Problem details —
Give again, word for word, each line from the top of the listing through the line that holds "import seaborn as sns".

^^^^^^^^^^^^^^^^

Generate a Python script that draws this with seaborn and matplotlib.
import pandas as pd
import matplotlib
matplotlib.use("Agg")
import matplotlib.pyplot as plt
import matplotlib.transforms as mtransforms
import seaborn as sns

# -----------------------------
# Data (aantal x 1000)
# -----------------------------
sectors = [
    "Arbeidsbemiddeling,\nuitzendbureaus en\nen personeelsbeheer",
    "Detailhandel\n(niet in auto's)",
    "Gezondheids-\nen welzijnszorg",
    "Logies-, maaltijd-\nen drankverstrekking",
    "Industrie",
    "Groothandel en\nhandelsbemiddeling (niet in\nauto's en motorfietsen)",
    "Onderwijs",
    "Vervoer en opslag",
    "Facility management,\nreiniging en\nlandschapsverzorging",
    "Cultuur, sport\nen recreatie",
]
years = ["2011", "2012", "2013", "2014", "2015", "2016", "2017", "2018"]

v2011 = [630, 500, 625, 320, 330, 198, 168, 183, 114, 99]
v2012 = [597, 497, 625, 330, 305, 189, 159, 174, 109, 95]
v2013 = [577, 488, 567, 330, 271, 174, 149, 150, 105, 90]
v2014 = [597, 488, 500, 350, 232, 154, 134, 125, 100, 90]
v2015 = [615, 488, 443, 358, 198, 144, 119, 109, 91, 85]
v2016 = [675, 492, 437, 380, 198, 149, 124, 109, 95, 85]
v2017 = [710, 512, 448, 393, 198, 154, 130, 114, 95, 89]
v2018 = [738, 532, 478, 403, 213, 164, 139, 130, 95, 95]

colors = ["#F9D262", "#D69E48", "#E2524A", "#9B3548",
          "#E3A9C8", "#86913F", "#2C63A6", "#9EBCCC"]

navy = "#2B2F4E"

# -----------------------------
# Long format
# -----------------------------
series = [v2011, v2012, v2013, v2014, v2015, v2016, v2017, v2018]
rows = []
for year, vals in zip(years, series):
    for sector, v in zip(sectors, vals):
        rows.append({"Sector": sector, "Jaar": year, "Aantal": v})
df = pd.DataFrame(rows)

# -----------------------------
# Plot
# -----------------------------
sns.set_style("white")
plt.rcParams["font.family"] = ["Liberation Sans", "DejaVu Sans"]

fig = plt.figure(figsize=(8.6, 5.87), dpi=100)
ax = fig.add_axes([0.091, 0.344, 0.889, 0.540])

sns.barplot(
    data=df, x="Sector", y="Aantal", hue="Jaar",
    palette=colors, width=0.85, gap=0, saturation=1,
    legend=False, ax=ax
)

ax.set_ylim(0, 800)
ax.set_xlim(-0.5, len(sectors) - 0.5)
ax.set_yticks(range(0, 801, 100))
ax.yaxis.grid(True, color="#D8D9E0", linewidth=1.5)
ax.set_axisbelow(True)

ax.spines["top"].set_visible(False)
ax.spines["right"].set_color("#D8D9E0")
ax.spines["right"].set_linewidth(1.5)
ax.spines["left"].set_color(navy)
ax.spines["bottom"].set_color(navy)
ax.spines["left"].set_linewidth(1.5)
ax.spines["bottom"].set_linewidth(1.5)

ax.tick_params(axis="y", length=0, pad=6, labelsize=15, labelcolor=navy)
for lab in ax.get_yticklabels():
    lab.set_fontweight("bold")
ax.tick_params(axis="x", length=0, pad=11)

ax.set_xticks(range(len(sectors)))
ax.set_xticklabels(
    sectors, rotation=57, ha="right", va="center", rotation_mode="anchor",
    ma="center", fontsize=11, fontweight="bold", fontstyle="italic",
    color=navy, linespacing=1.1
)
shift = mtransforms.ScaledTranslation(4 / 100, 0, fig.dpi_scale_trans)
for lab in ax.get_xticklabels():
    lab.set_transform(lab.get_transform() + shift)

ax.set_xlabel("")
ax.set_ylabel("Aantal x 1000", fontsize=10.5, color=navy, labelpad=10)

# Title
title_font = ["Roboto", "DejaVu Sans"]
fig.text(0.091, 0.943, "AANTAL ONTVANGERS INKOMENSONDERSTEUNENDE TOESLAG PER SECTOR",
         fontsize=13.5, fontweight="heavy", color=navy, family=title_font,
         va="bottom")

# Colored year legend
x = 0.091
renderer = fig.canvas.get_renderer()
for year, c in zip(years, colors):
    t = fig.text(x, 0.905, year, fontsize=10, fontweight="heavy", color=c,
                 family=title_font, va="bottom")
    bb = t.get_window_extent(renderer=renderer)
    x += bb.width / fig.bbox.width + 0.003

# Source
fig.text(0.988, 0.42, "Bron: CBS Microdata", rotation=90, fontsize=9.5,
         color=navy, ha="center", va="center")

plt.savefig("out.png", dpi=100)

^^^^^^^^^^^^^^^^

Correct response —
Generate a Python script that draws this with seaborn and matplotlib.
import pandas as pd
import matplotlib
matplotlib.use("Agg")
import matplotlib.pyplot as plt
import matplotlib.transforms as mtransforms
import seaborn as sns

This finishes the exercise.